:: Work instructions ::
Take the lines of the data below from the very first through the line containing "fig.patches.append(frame)" and output them exactly, pictures excluded.

:: Supplied data ::
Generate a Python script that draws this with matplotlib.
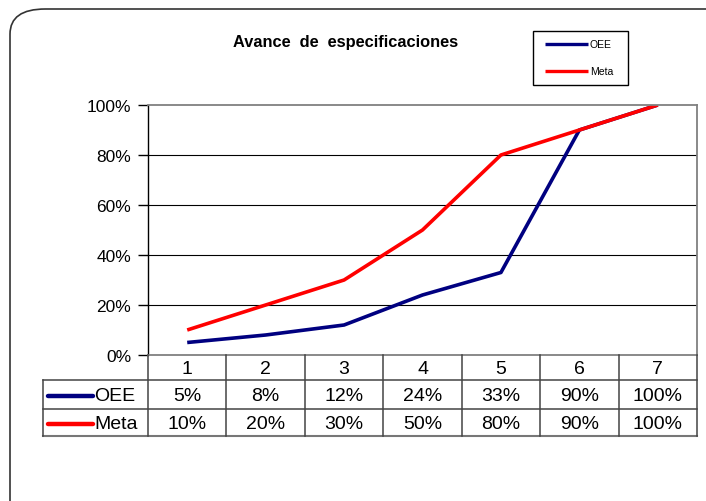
import matplotlib
matplotlib.use("Agg")
import matplotlib.pyplot as plt
from matplotlib.patches import FancyBboxPatch

plt.rcParams['font.family'] = ['Liberation Sans', 'DejaVu Sans']

categories = ["1", "2", "3", "4", "5", "6", "7"]
oee = [5, 8, 12, 24, 33, 90, 100]
meta = [10, 20, 30, 50, 80, 90, 100]
series_names = ["OEE", "Meta"]
colors = ["#000080", "#FF0000"]
title = "Avance  de  especificaciones"

W, H = 706, 502
fig = plt.figure(figsize=(W / 100, H / 100), dpi=100)


def fx(px):
    return px / W


def fy(py):
    return 1 - py / H


# outer rounded frame (cut off at right/bottom)
frame = FancyBboxPatch((fx(10), fy(540)), fx(740), 530 / H,
                       boxstyle="round,pad=0,rounding_size=0.05",
                       transform=fig.transFigure, fill=False,
                       edgecolor="#333333", linewidth=1.2, clip_on=False)
fig.patches.append(frame)

# plot area
L, R, T, B = 148, 697, 106, 356
ax = fig.add_axes([fx(L), fy(B), fx(R - L), (B - T) / H])
n = len(categories)
xs = [i + 0.5 for i in range(n)]
ax.plot(xs, oee, color=colors[0], lw=2.6, solid_capstyle="butt")
ax.plot(xs, meta, color=colors[1], lw=2.6, solid_capstyle="butt")
ax.set_xlim(0, n)
ax.set_ylim(0, 100)
ax.set_yticks([0, 20, 40, 60, 80, 100])
ax.set_yticklabels([f"{v}%" for v in [0, 20, 40, 60, 80, 100]], fontsize=12.5)
ax.tick_params(axis="y", length=7, width=1, pad=5, color="black")
ax.set_xticks([])
for v in [20, 40, 60, 80]:
    ax.axhline(v, color="black", lw=0.8, zorder=0)
for s in ["top", "right", "bottom"]:
    ax.spines[s].set_color("#808080")
    ax.spines[s].set_linewidth(1.3)
ax.spines["left"].set_color("black")
ax.spines["left"].set_linewidth(1.0)

# data table
tax = fig.add_axes([0, 0, 1, 1], facecolor="none")
tax.set_xlim(0, W)
tax.set_ylim(H, 0)
tax.axis("off")
colw = (R - L) / n
rows = [356, 381, 410, 437]
lc = "#444444"
tax.plot([43, R], [rows[1], rows[1]], color=lc, lw=1.1)
tax.plot([43, R], [rows[2], rows[2]], color=lc, lw=1.1)
tax.plot([43, R], [rows[3], rows[3]], color="#777777", lw=1.5)
tax.plot([43, 43], [rows[1], rows[3]], color=lc, lw=1.1)
for i in range(n + 1):
    x = L + i * colw
    tax.plot([x, x], [rows[0], rows[3]], color=lc, lw=1.1)
for i, c in enumerate(categories):
    tax.text(L + (i + 0.5) * colw, (rows[0] + rows[1]) / 2 + 1, c,
             ha="center", va="center", fontsize=14)
for r, vals in enumerate([oee, meta]):
    yc = (rows[r + 1] + rows[r + 2]) / 2 + 1
    for i, v in enumerate(vals):
        tax.text(L + (i + 0.5) * colw, yc, f"{v}%",
                 ha="center", va="center", fontsize=14)
    tax.plot([48, 93], [yc, yc], color=colors[r], lw=3.2, solid_capstyle="round")
    tax.text(94, yc, series_names[r], ha="left", va="center", fontsize=14)

# title
tax.text(346, 42, title, ha="center", va="center", fontsize=11.8,
         fontweight="bold")

# legend box
tax.add_patch(plt.Rectangle((533, 32), 95, 54, fill=False, edgecolor="black",
                            lw=1))
for r, yl in enumerate([45, 72]):
    tax.plot([545, 588], [yl, yl], color=colors[r], lw=2.4,
             solid_capstyle="butt")
    tax.text(590, yl, series_names[r], ha="left", va="center", fontsize=7.5,
             fontstretch="condensed")

fig.savefig("out.png", dpi=100)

:: Written response ::
Generate a Python script that draws this with matplotlib.
import matplotlib
matplotlib.use("Agg")
import matplotlib.pyplot as plt
from matplotlib.patches import FancyBboxPatch

plt.rcParams['font.family'] = ['Liberation Sans', 'DejaVu Sans']

categories = ["1", "2", "3", "4", "5", "6", "7"]
oee = [5, 8, 12, 24, 33, 90, 100]
meta = [10, 20, 30, 50, 80, 90, 100]
series_names = ["OEE", "Meta"]
colors = ["#000080", "#FF0000"]
title = "Avance  de  especificaciones"

W, H = 706, 502
fig = plt.figure(figsize=(W / 100, H / 100), dpi=100)


def fx(px):
    return px / W


def fy(py):
    return 1 - py / H


# outer rounded frame (cut off at right/bottom)
frame = FancyBboxPatch((fx(10), fy(540)), fx(740), 530 / H,
                       boxstyle="round,pad=0,rounding_size=0.05",
                       transform=fig.transFigure, fill=False,
                       edgecolor="#333333", linewidth=1.2, clip_on=False)
fig.patches.append(frame)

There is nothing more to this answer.